### Data
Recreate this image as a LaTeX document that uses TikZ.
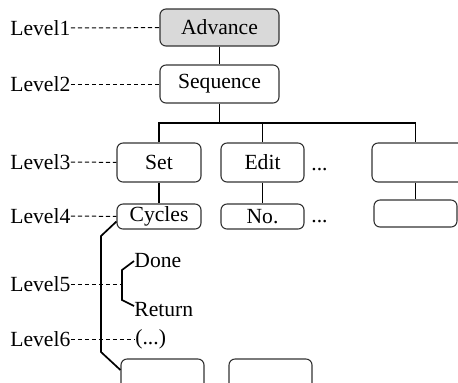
\documentclass[tikz,border=0pt]{standalone}
\usepackage{fontspec}
\setmainfont{Liberation Serif}
\usetikzlibrary{positioning}
\definecolor{rootBg}{RGB}{217, 217, 217}
\definecolor{boxLine}{RGB}{50, 50, 50}

\begin{document}
\begin{tikzpicture}[x=0.5pt, y=-0.5pt, font=\fontsize{10.8}{12}\selectfont,
  levelbox/.style={draw=boxLine, line width=0.55pt, rounded corners=3pt, inner sep=0pt},
  levellabel/.style={anchor=west, inner sep=0pt},
  guide/.style={line width=0.5pt, dash pattern=on 2.2pt off 1.3pt},
  link/.style={line width=0.85pt},
  every node/.style={align=center}]
  \useasboundingbox (0,0) rectangle (458,382);
  \clip (0,0) rectangle (458,382);

  % tree boxes
  \node[levelbox, fill=rootBg, minimum width=59.5pt, minimum height=18.5pt] (advance) at (219.5,27.5) {Advance};
  \node[levelbox, minimum width=59.5pt, minimum height=19pt] (sequence) at (219.5,84) {Sequence};
  \node[levelbox, minimum width=42pt, minimum height=19.5pt] (set) at (159,162.5) {Set};
  \node[levelbox, minimum width=41.5pt, minimum height=19.5pt] (edit) at (262.5,162.5) {Edit};
  \node[levelbox, minimum width=64pt, minimum height=19.5pt] (right3) at (436,162.5) {};
  \node[levelbox, minimum width=42pt, minimum height=12.5pt] (cycles) at (159,216.5) {Cycles};
  \node[levelbox, minimum width=41.5pt, minimum height=12.5pt] (no) at (262.5,216.5) {No.};
  \node[levelbox, minimum width=41.5pt, minimum height=13.5pt] (right4) at (415.5,213.5) {};
  \node[levelbox, minimum width=41.5pt, minimum height=23pt] (low1) at (162.5,382) {};
  \node[levelbox, minimum width=41.5pt, minimum height=23pt] (low2) at (270.5,382) {};

  \node[anchor=base west, inner sep=0pt] (editmore) at (311,170) {...};
  \node[anchor=base west, inner sep=0pt] (nomore) at (311,222) {...};

  % level labels
  \node[levellabel] (lv1) at (10,28) {Level1};
  \node[levellabel] (lv2) at (10,84) {Level2};
  \node[levellabel] (lv3) at (10,162) {Level3};
  \node[levellabel] (lv4) at (10,216) {Level4};
  \node[levellabel] (lv5) at (10,284) {Level5};
  \node[levellabel] (lv6) at (10,339) {Level6};

  \node[levellabel] (done) at (134,261) {Done};
  \node[levellabel] (return) at (134,310) {Return};
  \node[levellabel] (more) at (135,339) {(...)};

  % connectors
  \coordinate (bus) at (219.5,123);
  \coordinate (rtop) at (right4.north |- right3.north);
  \draw[link] (advance) -- (sequence);
  \draw[link] (sequence.south) -- (bus);
  \draw[link] (set.north) |- (bus) -| (rtop);
  \draw[link] (edit.north) -- (edit.north |- bus);
  \draw[link] (set) -- (cycles);
  \draw[link] (edit) -- (no);
  \draw[link] (right4.north |- right3.south) -- (right4.north);

  \coordinate (spinetop) at (101,236);
  \coordinate (spinebot) at (101,352);
  \draw[link] ([yshift=-2.5pt]cycles.west) -- (spinetop) -- (spinebot) -- ([yshift=6pt]low1.west);

  \coordinate (fork) at (122,284);
  \draw[link] (done.west) -- (122,270) -- (122,300) -- ([yshift=2pt]return.west);

  % dashed guides
  \draw[guide] (lv1) -- (advance);
  \draw[guide] (lv2) -- (sequence);
  \draw[guide] (lv3) -- (set);
  \draw[guide] (lv4) -- (cycles);
  \draw[guide] (lv5) -- (fork);
  \draw[guide] (lv6) -- (more);
\end{tikzpicture}
\end{document}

### What to produce
Images in the data above are to be skipped. Retype all other material exactly.

### Solution
Recreate this image as a LaTeX document that uses TikZ.
\documentclass[tikz,border=0pt]{standalone}
\usepackage{fontspec}
\setmainfont{Liberation Serif}
\usetikzlibrary{positioning}
\definecolor{rootBg}{RGB}{217, 217, 217}
\definecolor{boxLine}{RGB}{50, 50, 50}

\begin{document}
\begin{tikzpicture}[x=0.5pt, y=-0.5pt, font=\fontsize{10.8}{12}\selectfont,
  levelbox/.style={draw=boxLine, line width=0.55pt, rounded corners=3pt, inner sep=0pt},
  levellabel/.style={anchor=west, inner sep=0pt},
  guide/.style={line width=0.5pt, dash pattern=on 2.2pt off 1.3pt},
  link/.style={line width=0.85pt},
  every node/.style={align=center}]
  \useasboundingbox (0,0) rectangle (458,382);
  \clip (0,0) rectangle (458,382);

  % tree boxes
  \node[levelbox, fill=rootBg, minimum width=59.5pt, minimum height=18.5pt] (advance) at (219.5,27.5) {Advance};
  \node[levelbox, minimum width=59.5pt, minimum height=19pt] (sequence) at (219.5,84) {Sequence};
  \node[levelbox, minimum width=42pt, minimum height=19.5pt] (set) at (159,162.5) {Set};
  \node[levelbox, minimum width=41.5pt, minimum height=19.5pt] (edit) at (262.5,162.5) {Edit};
  \node[levelbox, minimum width=64pt, minimum height=19.5pt] (right3) at (436,162.5) {};
  \node[levelbox, minimum width=42pt, minimum height=12.5pt] (cycles) at (159,216.5) {Cycles};
  \node[levelbox, minimum width=41.5pt, minimum height=12.5pt] (no) at (262.5,216.5) {No.};
  \node[levelbox, minimum width=41.5pt, minimum height=13.5pt] (right4) at (415.5,213.5) {};
  \node[levelbox, minimum width=41.5pt, minimum height=23pt] (low1) at (162.5,382) {};
  \node[levelbox, minimum width=41.5pt, minimum height=23pt] (low2) at (270.5,382) {};

  \node[anchor=base west, inner sep=0pt] (editmore) at (311,170) {...};
  \node[anchor=base west, inner sep=0pt] (nomore) at (311,222) {...};

  % level labels
  \node[levellabel] (lv1) at (10,28) {Level1};
  \node[levellabel] (lv2) at (10,84) {Level2};
  \node[levellabel] (lv3) at (10,162) {Level3};
  \node[levellabel] (lv4) at (10,216) {Level4};
  \node[levellabel] (lv5) at (10,284) {Level5};
  \node[levellabel] (lv6) at (10,339) {Level6};

  \node[levellabel] (done) at (134,261) {Done};
  \node[levellabel] (return) at (134,310) {Return};
  \node[levellabel] (more) at (135,339) {(...)};

  % connectors
  \coordinate (bus) at (219.5,123);
  \coordinate (rtop) at (right4.north |- right3.north);
  \draw[link] (advance) -- (sequence);
  \draw[link] (sequence.south) -- (bus);
  \draw[link] (set.north) |- (bus) -| (rtop);
  \draw[link] (edit.north) -- (edit.north |- bus);
  \draw[link] (set) -- (cycles);
  \draw[link] (edit) -- (no);
  \draw[link] (right4.north |- right3.south) -- (right4.north);

  \coordinate (spinetop) at (101,236);
  \coordinate (spinebot) at (101,352);
  \draw[link] ([yshift=-2.5pt]cycles.west) -- (spinetop) -- (spinebot) -- ([yshift=6pt]low1.west);

  \coordinate (fork) at (122,284);
  \draw[link] (done.west) -- (122,270) -- (122,300) -- ([yshift=2pt]return.west);

  % dashed guides
  \draw[guide] (lv1) -- (advance);
  \draw[guide] (lv2) -- (sequence);
  \draw[guide] (lv3) -- (set);
  \draw[guide] (lv4) -- (cycles);
  \draw[guide] (lv5) -- (fork);
  \draw[guide] (lv6) -- (more);
\end{tikzpicture}
\end{document}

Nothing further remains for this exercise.